In the case if ischaemic hypoxia
- blockage
- less oxidative phosphorylation in mitochondria of cell
- less atp for protein synthesis as a result
- increased glycolysis
- less action of Na pump = efflux of K and cellular swelling due to influx of h2o and Na and Ca
What happens if hypoxia is irreversible?
Changes are irreversible
- mitochondria and ER release calcium into the cytosole = decrease ATP and phospholipids, disrupt cytoskeleton proteins and cause nuclear chromatin damage
What enzymes in the body control free radicals?
Superoxide dismutase
Catalase
Glutathione peroxidase
What is a heat shock protein? Give an example.
Ubiquitin
Aims to mend misfolded proteins and maintain cell viability in cell injury.
How does a dead cell change in appearance?
- pyknosis = normal cell with dark nucleus
- karyorrhexis = coagulation of proteins so cell looks dotty. Some proteins leak out of cell. Because of coagulation, take up stain making cytoplasm appear darker.
- karyolysis = nucleus dissolves away = irreversible cell death.
How would a cell look if injury was reversible??
- blebs of cytoplasm
- clumping of nuclear chromatin
- mitochondrial and ER swelling
What are the two main types of necrosis? (And name the other two)
Coagulative
- ischaemia of solid organs e.g. kidney, liver, heart.
- due to protein desaturation.
Liquefaction necrosis
- ischaemia in loose tissues e.g brain and lungs
- presence of many neutrophils
- due to enzyme release
Also there’s caseous and fat necrosis.
What does coagulative necrosis look like?
- cells architecture is sort of preserved
- darker staining
- looks more wiggly
- lots of dots between layers = neutrophils mopping up dead tissue
- nuclei have undergone karyolyse
What is the difference between oncosis and necrosis?
- oncosis = the process of cell death with swelling.
- necrosis= when the cell is actually dead. What you see after it dies e.g karyolysis.
What is caseous necrosis and what does it look like?

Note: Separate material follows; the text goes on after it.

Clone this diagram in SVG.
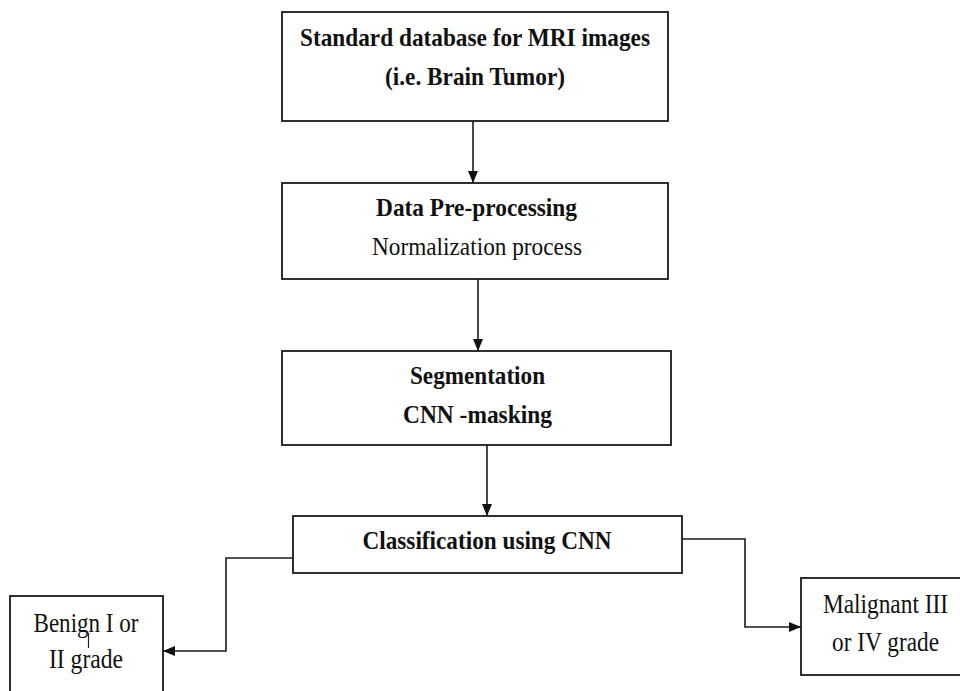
<svg xmlns="http://www.w3.org/2000/svg" width="960" height="691" viewBox="0 0 960 691">
<style>
.box{fill:#fff;stroke:#1a1a1a;stroke-width:1.8}
.t{font-family:"Liberation Serif","Times New Roman",serif;fill:#111;text-anchor:middle}
.b{font-weight:bold;font-size:25px}
.n{font-size:25px}
.s{font-size:27px}
.c{fill:none;stroke:#1a1a1a;stroke-width:1.6}
</style>
<defs>
<marker id="ah" viewBox="0 0 12 10" refX="12" refY="5" markerWidth="12" markerHeight="10" markerUnits="userSpaceOnUse" orient="auto">
<path d="M0,0 L12,5 L0,10 Z" fill="#111"/>
</marker>
</defs>
<rect width="960" height="691" fill="#fff"/>
<g id="connectors">
<line class="c" x1="473" y1="121" x2="473" y2="183" marker-end="url(#ah)"/>
<line class="c" x1="478" y1="279" x2="478" y2="351" marker-end="url(#ah)"/>
<line class="c" x1="487" y1="445" x2="487" y2="516" marker-end="url(#ah)"/>
<polyline class="c" points="293,558 226,558 226,651 163,651" marker-end="url(#ah)"/>
<polyline class="c" points="682,539 745,539 745,627 801,627" marker-end="url(#ah)"/>
</g>
<g id="node-database">
<rect class="box" x="282" y="12" width="386" height="109"/>
<text class="t b" x="475" y="46" textLength="350" lengthAdjust="spacingAndGlyphs">Standard database for MRI images</text>
<text class="t b" x="475" y="85" textLength="180" lengthAdjust="spacingAndGlyphs">(i.e. Brain Tumor)</text>
</g>
<g id="node-preprocessing">
<rect class="box" x="282" y="183" width="386" height="96"/>
<text class="t b" x="476.5" y="216" textLength="201" lengthAdjust="spacingAndGlyphs">Data Pre-processing</text>
<text class="t n" x="477" y="255" textLength="210" lengthAdjust="spacingAndGlyphs">Normalization process</text>
</g>
<g id="node-segmentation">
<rect class="box" x="282" y="351" width="389" height="94"/>
<text class="t b" x="477.5" y="384" textLength="135" lengthAdjust="spacingAndGlyphs">Segmentation</text>
<text class="t b" x="477.5" y="423" textLength="149" lengthAdjust="spacingAndGlyphs">CNN -masking</text>
</g>
<g id="node-classification">
<rect class="box" x="293" y="516" width="389" height="57"/>
<text class="t b" x="487" y="549" textLength="249" lengthAdjust="spacingAndGlyphs">Classification using CNN</text>
</g>
<g id="node-benign">
<rect class="box" x="10" y="596" width="153" height="110"/>
<text class="t s" x="86" y="632" textLength="105" lengthAdjust="spacingAndGlyphs">Benign I or</text>
<line x1="88.5" y1="633" x2="88.5" y2="648" stroke="#222" stroke-width="1.2"/>
<text class="t s" x="86" y="668" textLength="74" lengthAdjust="spacingAndGlyphs">II grade</text>
</g>
<g id="node-malignant">
<rect class="box" x="801" y="578" width="170" height="97"/>
<text class="t s" x="885.5" y="613" textLength="125" lengthAdjust="spacingAndGlyphs">Malignant III</text>
<text class="t s" x="885.5" y="651" textLength="107" lengthAdjust="spacingAndGlyphs">or IV grade</text>
</g>
</svg>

- contains structureless debris
- particularly associated with infections, especially tuberculosis
- appears dense like a ball
- in a fixed tissue appears lighter, like cheese (caseous = cheese in Latin)
Define the terms
- gangrene
- infarction
- infarct
Gangrene = a necrosis visible to the naked eye
Infarction = necrosis caused by reduction in arterial blood flow. Can lead to gangrene.
Infarct = an area of necrotic tissue which is a result of loss of arterial blood supply. An area of ischaemic necrosis.
What is the difference between dry and wet gangrene?
Dry = necrosis modified by exposure to air (coagulative necrosis)
Wet = necrosis modified by infection (liquefactive necrosis)
Why are some infarcts white and why are some red?
White
- anaemic infarcts
- solid organs with occlusion of end artery
- coagulative necrosis
Red
- haemorrhaging infarct
- loose tissue
- Dual blood supply
What is ischaemia reperfusion injury?
if blood flow is returned to a damaged by not yet necrotic tissue, damage sustained can be worse than if blood flow hadn’t been returned.
Possible causes include:
- increased production of oxygen free radicals with reoxygenation
- increase number of neutrophils resulting in more inflammation and increased tissue injury
- delivery of complement proteins and activation of complement pathways.
What apoptosis and When may it occur?
Apoptosis = cell death with shrinkage that is regulated and characteristics.
Occurs physiologically when trying to maintain a steady state and embryogenesis.
Occurs pathologically when cytotoxic T cells acting on virus infected or neoplastic cells, when cells have damaged DNA etc.